**TASK BRIEF:**
Collect each line holding the string "this".

**RECORDS SHOWN:**
:::::

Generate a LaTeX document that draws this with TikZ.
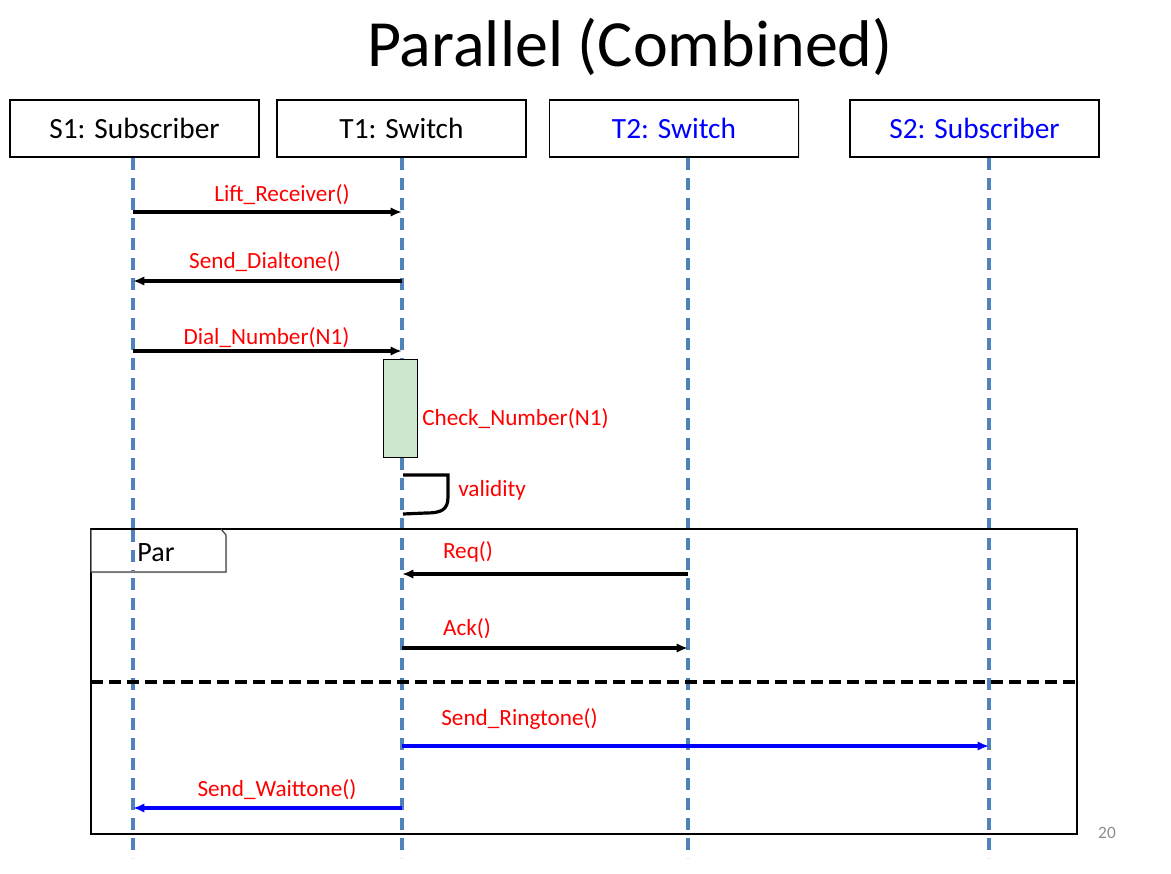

:::::

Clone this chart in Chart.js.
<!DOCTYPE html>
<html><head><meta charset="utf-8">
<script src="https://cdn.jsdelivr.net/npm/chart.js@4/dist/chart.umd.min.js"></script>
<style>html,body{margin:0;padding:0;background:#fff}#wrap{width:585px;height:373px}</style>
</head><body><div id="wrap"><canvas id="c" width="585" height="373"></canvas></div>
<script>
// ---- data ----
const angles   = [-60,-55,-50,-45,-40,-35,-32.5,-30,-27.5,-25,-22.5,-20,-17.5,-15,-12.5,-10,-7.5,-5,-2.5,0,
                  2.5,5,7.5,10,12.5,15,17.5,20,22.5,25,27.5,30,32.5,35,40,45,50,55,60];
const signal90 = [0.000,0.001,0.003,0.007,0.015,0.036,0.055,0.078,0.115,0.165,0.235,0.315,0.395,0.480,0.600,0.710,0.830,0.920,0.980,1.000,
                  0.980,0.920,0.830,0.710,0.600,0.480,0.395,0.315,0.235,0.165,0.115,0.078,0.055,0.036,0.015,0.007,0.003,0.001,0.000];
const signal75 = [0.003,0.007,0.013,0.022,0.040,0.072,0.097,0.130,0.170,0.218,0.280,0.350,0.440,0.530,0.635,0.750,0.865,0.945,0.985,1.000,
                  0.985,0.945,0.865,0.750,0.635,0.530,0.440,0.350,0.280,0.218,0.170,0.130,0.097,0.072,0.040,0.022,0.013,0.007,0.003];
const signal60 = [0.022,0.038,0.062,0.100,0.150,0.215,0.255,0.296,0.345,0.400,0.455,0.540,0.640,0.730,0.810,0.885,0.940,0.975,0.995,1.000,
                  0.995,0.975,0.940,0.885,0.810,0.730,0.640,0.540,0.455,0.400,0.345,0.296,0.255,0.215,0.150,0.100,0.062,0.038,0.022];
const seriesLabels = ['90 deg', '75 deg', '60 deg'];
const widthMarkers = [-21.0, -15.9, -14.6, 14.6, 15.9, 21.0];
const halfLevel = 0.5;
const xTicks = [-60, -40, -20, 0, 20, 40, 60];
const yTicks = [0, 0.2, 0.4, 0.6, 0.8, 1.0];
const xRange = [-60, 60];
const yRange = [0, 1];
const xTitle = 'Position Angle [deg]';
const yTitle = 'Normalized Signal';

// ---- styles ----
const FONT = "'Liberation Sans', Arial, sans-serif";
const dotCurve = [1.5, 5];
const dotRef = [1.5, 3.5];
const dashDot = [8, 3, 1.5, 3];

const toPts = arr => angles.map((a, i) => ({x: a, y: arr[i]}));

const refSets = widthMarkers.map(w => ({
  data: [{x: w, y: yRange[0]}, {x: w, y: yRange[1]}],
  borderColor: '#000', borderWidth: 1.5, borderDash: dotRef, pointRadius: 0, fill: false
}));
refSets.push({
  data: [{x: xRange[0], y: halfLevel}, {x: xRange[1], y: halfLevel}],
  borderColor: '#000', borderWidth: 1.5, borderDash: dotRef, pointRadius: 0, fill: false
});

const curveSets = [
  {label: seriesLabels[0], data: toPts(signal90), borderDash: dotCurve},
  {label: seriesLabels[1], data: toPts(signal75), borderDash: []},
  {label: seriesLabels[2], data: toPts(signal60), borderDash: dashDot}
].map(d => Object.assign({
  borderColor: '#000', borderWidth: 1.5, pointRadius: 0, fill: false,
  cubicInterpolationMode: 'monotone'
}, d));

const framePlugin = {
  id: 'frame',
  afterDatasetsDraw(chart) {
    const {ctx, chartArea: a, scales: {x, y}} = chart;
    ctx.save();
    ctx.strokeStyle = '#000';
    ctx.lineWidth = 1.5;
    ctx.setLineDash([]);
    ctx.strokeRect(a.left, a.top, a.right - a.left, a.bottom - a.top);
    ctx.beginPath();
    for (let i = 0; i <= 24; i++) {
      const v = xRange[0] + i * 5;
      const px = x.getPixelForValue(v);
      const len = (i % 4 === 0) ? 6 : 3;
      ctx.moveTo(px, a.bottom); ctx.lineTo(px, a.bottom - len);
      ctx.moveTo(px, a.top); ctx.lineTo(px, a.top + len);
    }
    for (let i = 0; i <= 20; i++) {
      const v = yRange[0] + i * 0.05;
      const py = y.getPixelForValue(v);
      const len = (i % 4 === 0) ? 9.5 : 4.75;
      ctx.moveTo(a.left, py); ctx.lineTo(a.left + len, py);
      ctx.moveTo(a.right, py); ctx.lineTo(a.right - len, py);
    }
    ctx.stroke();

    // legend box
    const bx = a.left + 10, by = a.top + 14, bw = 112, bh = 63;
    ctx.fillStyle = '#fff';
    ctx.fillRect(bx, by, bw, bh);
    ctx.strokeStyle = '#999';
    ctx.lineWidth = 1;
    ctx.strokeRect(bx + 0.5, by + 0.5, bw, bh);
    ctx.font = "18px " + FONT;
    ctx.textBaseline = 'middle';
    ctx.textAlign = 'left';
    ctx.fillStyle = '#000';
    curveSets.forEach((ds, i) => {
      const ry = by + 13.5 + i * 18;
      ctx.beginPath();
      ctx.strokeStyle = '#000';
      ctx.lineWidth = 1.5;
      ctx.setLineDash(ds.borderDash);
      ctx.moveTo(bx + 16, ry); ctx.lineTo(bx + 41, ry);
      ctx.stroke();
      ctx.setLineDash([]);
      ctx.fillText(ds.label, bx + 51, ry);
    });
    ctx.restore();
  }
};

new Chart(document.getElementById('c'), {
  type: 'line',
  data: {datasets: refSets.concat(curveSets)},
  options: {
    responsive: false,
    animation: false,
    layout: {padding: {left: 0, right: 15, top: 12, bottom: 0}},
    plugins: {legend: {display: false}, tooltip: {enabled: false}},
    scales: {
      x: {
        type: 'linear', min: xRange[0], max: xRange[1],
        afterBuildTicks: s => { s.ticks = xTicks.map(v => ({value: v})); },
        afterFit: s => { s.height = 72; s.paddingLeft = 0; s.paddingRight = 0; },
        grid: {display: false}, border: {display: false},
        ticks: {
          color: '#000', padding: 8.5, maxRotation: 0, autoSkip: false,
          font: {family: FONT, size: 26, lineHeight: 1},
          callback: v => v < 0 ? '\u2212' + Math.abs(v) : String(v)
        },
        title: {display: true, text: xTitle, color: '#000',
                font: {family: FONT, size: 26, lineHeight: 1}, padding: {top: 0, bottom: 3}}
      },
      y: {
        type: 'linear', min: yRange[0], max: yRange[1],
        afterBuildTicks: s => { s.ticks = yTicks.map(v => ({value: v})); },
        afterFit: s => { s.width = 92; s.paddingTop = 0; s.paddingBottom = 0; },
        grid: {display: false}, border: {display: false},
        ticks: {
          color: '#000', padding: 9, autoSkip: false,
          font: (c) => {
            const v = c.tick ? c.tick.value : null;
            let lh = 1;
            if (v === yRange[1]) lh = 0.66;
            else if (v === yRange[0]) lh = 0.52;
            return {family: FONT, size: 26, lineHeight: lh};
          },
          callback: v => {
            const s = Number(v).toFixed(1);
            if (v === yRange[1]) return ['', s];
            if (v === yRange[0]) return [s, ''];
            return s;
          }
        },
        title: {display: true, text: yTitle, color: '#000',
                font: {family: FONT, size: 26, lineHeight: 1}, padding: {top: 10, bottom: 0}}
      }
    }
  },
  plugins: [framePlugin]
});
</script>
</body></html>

:::::

**RESPONSE TO THE EXERCISE:**
Generate a LaTeX document that draws this with TikZ.
Clone this chart in Chart.js.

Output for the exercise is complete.